Some interesting new findings about the archaeological record of Australia are raising some interesting questions about one of my favourite little controversies: the perception of indigenous peoples as natural environmental conservationists. In my academic research with indigenous peoples of the Arctic, one of the most common generalizations I come across is that indigenous peoples are more 'in touch' with nature and have always had sustainable environmental practices. An article on Local Knowledge in Canada and the World Backgrounder, typifies this view dichotomizing indigenous and Western views of nature and the environment:
- "indigenous and other traditional peoples have long associations with nature and a deep understanding of it..."
- "Western society has used technology to tame and overcome Nature. Most urban people feel no connection to the land, while for Indigenous people the land is the source of life that nourishes, supports, and teaches."
The real danger of such perceptions, is that they quickly take on the power of idealized myth. The widespread perception of indigenous peoples as the ultimate environmentalists has caught on because it plays on Western guilt and alienation, and allows us to romanticize a mythological past and the 'noble savage.' Indigenous peoples, particularly the Inuit through the Inuit Circumpolar Conferencehave wisely used this perception in their political dealings with national governments to reach breakthrough international agreements on pollutants, and are highly visible in the Arctic climate change campaign.
So while this may be seen as positive stereotype of indigenous peoples, it is a stereotype nonetheless. Holding to such beliefs can often get in the way of understanding the broad complexity of the history of human societies, and our relationship with one another, and our environment.
In The Pristine Myth William M. Denevan challenges this perception by examining archaeological evidence from the Americas, and makes a good argument about why this myth first arose in the 18th century. Abstract:
The myth persists that in 1492 the Americas were a sparsely populated wilderness, -a world of barely perceptible human disturbance.- There is substantial evidence, however, that the Native American landscape of the early sixteenth century was a humanized landscape almost everywhere.
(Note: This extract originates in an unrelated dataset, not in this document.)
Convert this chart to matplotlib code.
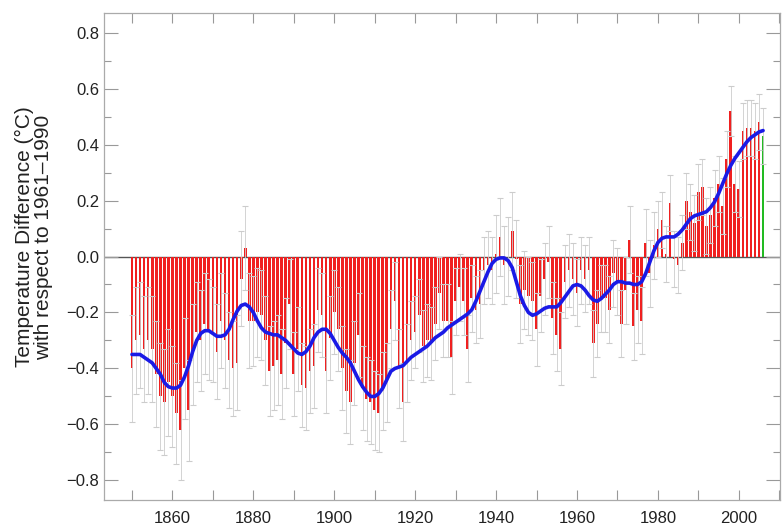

Populations were large. Forest composition had been modified, grasslands had been created, wildlife disrupted, and erosion was severe in places. Earthworks, roads, fields, and settlements were ubiquitous. With Indian depopulation in the wake of Old World disease, the environment recovered in many areas. A good argument can be made that the human presence was less visible in 1750 than it was in 1492.
Now there are new findings from Australia that indicate the first humans on the continent may have precipitated a mass extinction of the megafauna on that continent through their practice of using fires to clear land. Denevan's article notes similar evidence of the use of fires in the Americas. It is possible that both the deserts of Australia and the Great Plains of the US were the result of anthropogenic (human caused) landscape change. The Biology Refugia blog has a nice summary of the state of the current scientific debate.
While it is true that indigenous peoples around the world have developed cultures that are highly respective and integrated into their natural environments, we must be careful not to let romantic notions and political discourse prevent us from digging deeper into our past and revealing the messy complexity that invariably lies there. As to whether it was human made fires, overhunting, or climate change that led to the mass megafauna extintion, the answer is most likely a rather unsatisfactory (for the non-scientist), "a bit of everything."